Sunday, January 30, 2011

The Syrians are watching - Features - Al Jazeera English

The Syrians are watching - Features - Al Jazeera English

In one of Old Damascus' new cafes, text messages buzzed between mobiles in quick succession, drawing woops of joy and thumbs up from astonished Syrians.

Suzan Mubarak, the wife of the Egyptian president, had flown into exile with her son - so the rumours went - driven out of the country by days of unprecedented protest against the 30-year rule of her husband.

The news from Cairo brought a flutter of excitement to this country, founded on principles so similar to Egypt that the two nations were once joined as one.

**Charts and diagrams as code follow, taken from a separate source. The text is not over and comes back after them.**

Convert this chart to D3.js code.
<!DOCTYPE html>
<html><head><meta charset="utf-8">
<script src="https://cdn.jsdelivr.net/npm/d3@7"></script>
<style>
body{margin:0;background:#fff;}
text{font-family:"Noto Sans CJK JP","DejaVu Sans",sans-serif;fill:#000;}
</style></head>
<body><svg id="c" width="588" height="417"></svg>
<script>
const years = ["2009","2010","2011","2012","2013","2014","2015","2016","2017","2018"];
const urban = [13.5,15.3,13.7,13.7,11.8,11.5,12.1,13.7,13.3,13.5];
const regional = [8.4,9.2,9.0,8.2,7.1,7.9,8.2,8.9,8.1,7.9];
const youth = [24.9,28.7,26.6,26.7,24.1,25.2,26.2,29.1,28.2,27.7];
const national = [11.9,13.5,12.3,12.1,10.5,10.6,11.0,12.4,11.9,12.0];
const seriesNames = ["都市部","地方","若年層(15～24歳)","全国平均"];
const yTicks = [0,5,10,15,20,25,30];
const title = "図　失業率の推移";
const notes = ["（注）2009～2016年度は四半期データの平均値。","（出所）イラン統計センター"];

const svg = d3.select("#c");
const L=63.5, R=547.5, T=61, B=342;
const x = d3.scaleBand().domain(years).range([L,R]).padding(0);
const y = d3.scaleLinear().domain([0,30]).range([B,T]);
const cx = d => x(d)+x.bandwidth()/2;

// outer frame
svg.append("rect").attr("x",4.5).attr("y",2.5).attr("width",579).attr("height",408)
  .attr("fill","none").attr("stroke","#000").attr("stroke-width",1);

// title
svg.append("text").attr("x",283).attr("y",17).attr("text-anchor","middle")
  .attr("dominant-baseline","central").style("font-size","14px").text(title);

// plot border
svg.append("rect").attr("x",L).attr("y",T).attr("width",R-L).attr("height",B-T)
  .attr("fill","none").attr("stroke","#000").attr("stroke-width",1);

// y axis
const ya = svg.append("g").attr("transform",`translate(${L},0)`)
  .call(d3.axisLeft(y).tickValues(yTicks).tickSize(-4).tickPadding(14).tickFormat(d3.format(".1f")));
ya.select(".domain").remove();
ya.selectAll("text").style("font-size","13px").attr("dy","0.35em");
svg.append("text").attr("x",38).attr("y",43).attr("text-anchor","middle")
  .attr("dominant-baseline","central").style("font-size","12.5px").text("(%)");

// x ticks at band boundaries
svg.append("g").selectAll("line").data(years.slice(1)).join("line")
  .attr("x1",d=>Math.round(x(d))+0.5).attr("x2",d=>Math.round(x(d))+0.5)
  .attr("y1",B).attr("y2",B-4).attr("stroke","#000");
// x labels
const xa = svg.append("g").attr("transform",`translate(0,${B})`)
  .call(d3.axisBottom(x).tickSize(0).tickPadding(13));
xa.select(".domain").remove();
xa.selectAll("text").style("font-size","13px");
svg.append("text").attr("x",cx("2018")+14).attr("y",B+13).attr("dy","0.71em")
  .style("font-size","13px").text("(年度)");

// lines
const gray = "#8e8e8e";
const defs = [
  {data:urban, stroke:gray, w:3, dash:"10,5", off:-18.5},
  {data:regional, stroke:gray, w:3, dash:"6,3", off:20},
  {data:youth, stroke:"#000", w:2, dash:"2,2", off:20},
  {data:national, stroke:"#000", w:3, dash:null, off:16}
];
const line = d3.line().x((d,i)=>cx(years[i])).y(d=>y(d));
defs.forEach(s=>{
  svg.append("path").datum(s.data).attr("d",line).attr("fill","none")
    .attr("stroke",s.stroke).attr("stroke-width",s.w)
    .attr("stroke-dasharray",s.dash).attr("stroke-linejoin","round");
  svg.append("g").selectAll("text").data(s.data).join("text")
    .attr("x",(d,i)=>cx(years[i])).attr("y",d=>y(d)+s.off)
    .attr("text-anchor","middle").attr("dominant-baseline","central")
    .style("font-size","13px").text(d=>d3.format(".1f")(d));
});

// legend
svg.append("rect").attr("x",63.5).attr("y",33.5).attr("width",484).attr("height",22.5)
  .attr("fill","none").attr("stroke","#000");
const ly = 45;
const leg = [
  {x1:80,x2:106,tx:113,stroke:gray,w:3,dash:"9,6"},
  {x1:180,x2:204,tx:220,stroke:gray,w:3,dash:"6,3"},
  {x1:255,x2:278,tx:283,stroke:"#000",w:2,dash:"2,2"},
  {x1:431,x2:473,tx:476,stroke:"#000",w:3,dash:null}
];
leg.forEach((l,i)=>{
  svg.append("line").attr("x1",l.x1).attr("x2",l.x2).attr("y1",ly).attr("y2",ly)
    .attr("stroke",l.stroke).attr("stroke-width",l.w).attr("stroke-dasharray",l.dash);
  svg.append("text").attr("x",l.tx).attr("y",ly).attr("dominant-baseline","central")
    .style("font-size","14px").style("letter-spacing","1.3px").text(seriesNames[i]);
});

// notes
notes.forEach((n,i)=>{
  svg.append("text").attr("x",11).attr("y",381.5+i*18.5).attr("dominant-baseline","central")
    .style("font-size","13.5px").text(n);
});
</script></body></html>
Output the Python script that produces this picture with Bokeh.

Like Egypt, Syria has been ruled for decades by a single party, with a security service that maintains an iron grip on its citizens. Both countries have been struggling to reform economies stifled for generations by central control in an effort to curb unemployment among a ballooning youth demographic.

Could the domino effect that spread from the streets of Tunis to Cairo soon hit Damascus?

"Perhaps the Saudis will have to build a whole village for Arab presidents once they run out of villas," joked a taxi driver, wondering if Hosni Mubarak would go the same way as Zine El Abidine Ben Ali, the Tunisian president who flew into exile in Saudi Arabia after street protests brought down his regime.
The Saudis might be place for a village for exiles. That's what London's for.